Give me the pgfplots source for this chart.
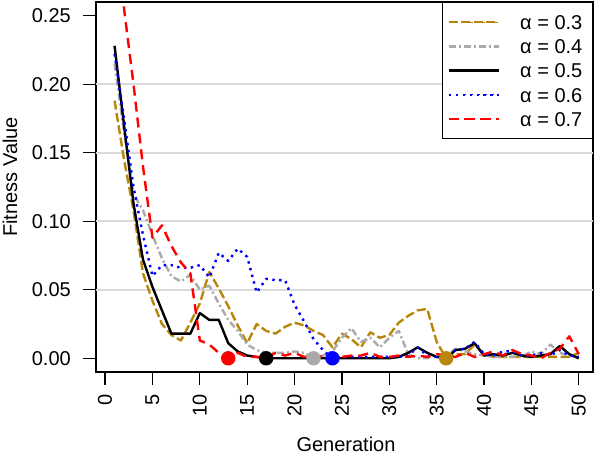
\documentclass[border=0pt]{standalone}
\usepackage{pgfplots}
\usepackage{pgfplotstable}
\pgfplotsset{compat=1.18}
\usepackage{fontspec}
\setmainfont{Liberation Sans}
\definecolor{cgold}{RGB}{184,134,11}
\definecolor{cgray}{RGB}{170,170,170}
\definecolor{cgrid}{RGB}{218,218,218}

\pgfplotstableread{
x  a3     a4     a5     a6     a7
1  0.188  0.215  0.228  0.222  0.350
2  0.145  0.165  0.170  0.175  0.255
3  0.108  0.120  0.113  0.125  0.200
4  0.062  0.108  0.072  0.090  0.140
5  0.042  0.090  0.052  0.060  0.088
6  0.025  0.073  0.035  0.068  0.097
7  0.017  0.060  0.018  0.068  0.082
8  0.013  0.056  0.018  0.066  0.070
9  0.026  0.061  0.018  0.066  0.062
10 0.040  0.050  0.033  0.068  0.013
11 0.063  0.053  0.028  0.059  0.010
12 0.051  0.040  0.028  0.077  0.004
13 0.038  0.028  0.011  0.071  0.000
14 0.024  0.020  0.005  0.080  0.004
15 0.011  0.010  0.002  0.074  0.001
16 0.025  0.006  0.001  0.048  0.001
17 0.020  0.004  0.000  0.058  0.000
18 0.018  0.004  0.000  0.057  0.004
19 0.023  0.004  0.000  0.057  0.002
20 0.026  0.005  0.000  0.039  0.004
21 0.024  0.004  0.000  0.027  0.001
22 0.020  0.000  0.000  0.014  0.002
23 0.017  0.002  0.000  0.006  0.001
24 0.008  0.005  0.000  0.000  0.004
25 0.018  0.015  0.000  0.001  0.001
26 0.014  0.022  0.000  0.001  0.002
27 0.008  0.012  0.000  0.001  0.002
28 0.019  0.015  0.000  0.001  0.004
29 0.015  0.008  0.000  0.001  0.001
30 0.017  0.015  0.000  0.001  0.001
31 0.026  0.020  0.001  0.001  0.002
32 0.031  0.003  0.004  0.002  0.001
33 0.035  0.000  0.008  0.008  0.002
34 0.036  0.000  0.004  0.002  0.001
35 0.012  0.003  0.001  0.001  0.003
36 0.000  0.002  0.000  0.002  0.002
37 0.003  0.007  0.006  0.006  0.001
38 0.003  0.005  0.007  0.007  0.004
39 0.010  0.003  0.011  0.012  0.001
40 0.003  0.002  0.002  0.003  0.003
41 0.001  0.001  0.003  0.002  0.005
42 0.001  0.001  0.002  0.005  0.002
43 0.001  0.001  0.004  0.005  0.006
44 0.001  0.001  0.002  0.002  0.003
45 0.001  0.005  0.001  0.002  0.002
46 0.001  0.003  0.002  0.004  0.000
47 0.001  0.010  0.003  0.002  0.004
48 0.001  0.004  0.009  0.006  0.007
49 0.001  0.002  0.003  0.002  0.016
50 0.004  0.001  0.000  0.001  0.003
}\datatable

\begin{document}
\fontsize{20}{24}\selectfont
\begin{tikzpicture}
\path[use as bounding box] (0,0) rectangle (600pt,455pt);
\begin{axis}[
  at={(96pt,83pt)}, anchor=south west,
  width=497pt, height=370pt, scale only axis,
  xmin=-0.96, xmax=51.5, ymin=-0.01, ymax=0.26,
  axis line style={line width=1.3pt},
  every tick/.style={line width=1.3pt, black},
  tick align=outside, major tick length=13pt,
  xtick pos=left, ytick pos=left,
  xtick={0,5,10,15,20,25,30,35,40,45,50},
  xticklabels={0,5,10,15,20,25,30,35,40,45,50},
  ytick={0,0.05,0.10,0.15,0.20,0.25},
  yticklabels={0.00,0.05,0.10,0.15,0.20,0.25},
  extra y ticks={0.05,0.10,0.15,0.20},
  extra y tick labels={},
  extra y tick style={grid=major, major tick length=0pt, major grid style={cgrid, line width=2pt}},
  yticklabel style={anchor=east, inner sep=0pt},
  xticklabel style={rotate=90, anchor=east, inner sep=0pt},
  yticklabel shift=12pt,
  xticklabel shift=9pt,
  xlabel={Generation},
  ylabel={Fitness Value},
  xlabel style={at={(axis description cs:0.503,-0.2162)}, anchor=base, inner sep=0pt},
  ylabel style={at={(axis description cs:-0.173,0.527)}, anchor=center, inner sep=0pt},
  legend image code/.code={\path (0pt,0pt) -- (50pt,0pt); \draw[#1, line width=1.2pt] (15pt,0pt) -- (50pt,0pt);},
  legend style={at={(1,1)}, anchor=north east, draw=black, line width=1.3pt, fill=white,
    inner xsep=5pt, inner ysep=12.5pt, row sep=9.9pt, column sep=15pt,
    font=\fontsize{20}{24}\selectfont, cells={anchor=west},
    nodes={inner xsep=5pt, inner ysep=0pt, text height=14.3pt, text depth=0pt}},
  every axis plot/.append style={line width=2.4pt, line join=round},
]
\addplot[cgold, dash pattern=on 9pt off 3.5pt] table[x=x, y=a3] {\datatable};
\addlegendentry{α = 0.3}
\addplot[cgray, dash pattern=on 7pt off 3pt on 2pt off 3pt] table[x=x, y=a4] {\datatable};
\addlegendentry{α = 0.4}
\addplot[black] table[x=x, y=a5] {\datatable};
\addlegendentry{α = 0.5}
\addplot[blue, dash pattern=on 2.4pt off 4.5pt] table[x=x, y=a6] {\datatable};
\addlegendentry{α = 0.6}
\addplot[red, dash pattern=on 10pt off 6pt] table[x=x, y=a7] {\datatable};
\addlegendentry{α = 0.7}
\addplot[only marks, mark=*, mark size=6pt, red, forget plot] coordinates {(13,0)};
\addplot[only marks, mark=*, mark size=6pt, black, forget plot] coordinates {(17,0)};
\addplot[only marks, mark=*, mark size=6pt, cgray, forget plot] coordinates {(22,0)};
\addplot[only marks, mark=*, mark size=6pt, blue, forget plot] coordinates {(24,0)};
\addplot[only marks, mark=*, mark size=6pt, cgold, forget plot] coordinates {(36,0)};
\end{axis}
\end{tikzpicture}
\end{document}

§ **Exercise brief**: Take the listing above and print it exactly, apart from the pictures.

§ **Solution for this exercise**:
Give me the pgfplots source for this chart.
\documentclass[border=0pt]{standalone}
\usepackage{pgfplots}
\usepackage{pgfplotstable}
\pgfplotsset{compat=1.18}
\usepackage{fontspec}
\setmainfont{Liberation Sans}
\definecolor{cgold}{RGB}{184,134,11}
\definecolor{cgray}{RGB}{170,170,170}
\definecolor{cgrid}{RGB}{218,218,218}

\pgfplotstableread{
x  a3     a4     a5     a6     a7
1  0.188  0.215  0.228  0.222  0.350
2  0.145  0.165  0.170  0.175  0.255
3  0.108  0.120  0.113  0.125  0.200
4  0.062  0.108  0.072  0.090  0.140
5  0.042  0.090  0.052  0.060  0.088
6  0.025  0.073  0.035  0.068  0.097
7  0.017  0.060  0.018  0.068  0.082
8  0.013  0.056  0.018  0.066  0.070
9  0.026  0.061  0.018  0.066  0.062
10 0.040  0.050  0.033  0.068  0.013
11 0.063  0.053  0.028  0.059  0.010
12 0.051  0.040  0.028  0.077  0.004
13 0.038  0.028  0.011  0.071  0.000
14 0.024  0.020  0.005  0.080  0.004
15 0.011  0.010  0.002  0.074  0.001
16 0.025  0.006  0.001  0.048  0.001
17 0.020  0.004  0.000  0.058  0.000
18 0.018  0.004  0.000  0.057  0.004
19 0.023  0.004  0.000  0.057  0.002
20 0.026  0.005  0.000  0.039  0.004
21 0.024  0.004  0.000  0.027  0.001
22 0.020  0.000  0.000  0.014  0.002
23 0.017  0.002  0.000  0.006  0.001
24 0.008  0.005  0.000  0.000  0.004
25 0.018  0.015  0.000  0.001  0.001
26 0.014  0.022  0.000  0.001  0.002
27 0.008  0.012  0.000  0.001  0.002
28 0.019  0.015  0.000  0.001  0.004
29 0.015  0.008  0.000  0.001  0.001
30 0.017  0.015  0.000  0.001  0.001
31 0.026  0.020  0.001  0.001  0.002
32 0.031  0.003  0.004  0.002  0.001
33 0.035  0.000  0.008  0.008  0.002
34 0.036  0.000  0.004  0.002  0.001
35 0.012  0.003  0.001  0.001  0.003
36 0.000  0.002  0.000  0.002  0.002
37 0.003  0.007  0.006  0.006  0.001
38 0.003  0.005  0.007  0.007  0.004
39 0.010  0.003  0.011  0.012  0.001
40 0.003  0.002  0.002  0.003  0.003
41 0.001  0.001  0.003  0.002  0.005
42 0.001  0.001  0.002  0.005  0.002
43 0.001  0.001  0.004  0.005  0.006
44 0.001  0.001  0.002  0.002  0.003
45 0.001  0.005  0.001  0.002  0.002
46 0.001  0.003  0.002  0.004  0.000
47 0.001  0.010  0.003  0.002  0.004
48 0.001  0.004  0.009  0.006  0.007
49 0.001  0.002  0.003  0.002  0.016
50 0.004  0.001  0.000  0.001  0.003
}\datatable

\begin{document}
\fontsize{20}{24}\selectfont
\begin{tikzpicture}
\path[use as bounding box] (0,0) rectangle (600pt,455pt);
\begin{axis}[
  at={(96pt,83pt)}, anchor=south west,
  width=497pt, height=370pt, scale only axis,
  xmin=-0.96, xmax=51.5, ymin=-0.01, ymax=0.26,
  axis line style={line width=1.3pt},
  every tick/.style={line width=1.3pt, black},
  tick align=outside, major tick length=13pt,
  xtick pos=left, ytick pos=left,
  xtick={0,5,10,15,20,25,30,35,40,45,50},
  xticklabels={0,5,10,15,20,25,30,35,40,45,50},
  ytick={0,0.05,0.10,0.15,0.20,0.25},
  yticklabels={0.00,0.05,0.10,0.15,0.20,0.25},
  extra y ticks={0.05,0.10,0.15,0.20},
  extra y tick labels={},
  extra y tick style={grid=major, major tick length=0pt, major grid style={cgrid, line width=2pt}},
  yticklabel style={anchor=east, inner sep=0pt},
  xticklabel style={rotate=90, anchor=east, inner sep=0pt},
  yticklabel shift=12pt,
  xticklabel shift=9pt,
  xlabel={Generation},
  ylabel={Fitness Value},
  xlabel style={at={(axis description cs:0.503,-0.2162)}, anchor=base, inner sep=0pt},
  ylabel style={at={(axis description cs:-0.173,0.527)}, anchor=center, inner sep=0pt},
  legend image code/.code={\path (0pt,0pt) -- (50pt,0pt); \draw[#1, line width=1.2pt] (15pt,0pt) -- (50pt,0pt);},
  legend style={at={(1,1)}, anchor=north east, draw=black, line width=1.3pt, fill=white,
    inner xsep=5pt, inner ysep=12.5pt, row sep=9.9pt, column sep=15pt,
    font=\fontsize{20}{24}\selectfont, cells={anchor=west},
    nodes={inner xsep=5pt, inner ysep=0pt, text height=14.3pt, text depth=0pt}},
  every axis plot/.append style={line width=2.4pt, line join=round},
]
\addplot[cgold, dash pattern=on 9pt off 3.5pt] table[x=x, y=a3] {\datatable};
\addlegendentry{α = 0.3}
\addplot[cgray, dash pattern=on 7pt off 3pt on 2pt off 3pt] table[x=x, y=a4] {\datatable};
\addlegendentry{α = 0.4}
\addplot[black] table[x=x, y=a5] {\datatable};
\addlegendentry{α = 0.5}
\addplot[blue, dash pattern=on 2.4pt off 4.5pt] table[x=x, y=a6] {\datatable};
\addlegendentry{α = 0.6}
\addplot[red, dash pattern=on 10pt off 6pt] table[x=x, y=a7] {\datatable};
\addlegendentry{α = 0.7}
\addplot[only marks, mark=*, mark size=6pt, red, forget plot] coordinates {(13,0)};
\addplot[only marks, mark=*, mark size=6pt, black, forget plot] coordinates {(17,0)};
\addplot[only marks, mark=*, mark size=6pt, cgray, forget plot] coordinates {(22,0)};
\addplot[only marks, mark=*, mark size=6pt, blue, forget plot] coordinates {(24,0)};
\addplot[only marks, mark=*, mark size=6pt, cgold, forget plot] coordinates {(36,0)};
\end{axis}
\end{tikzpicture}
\end{document}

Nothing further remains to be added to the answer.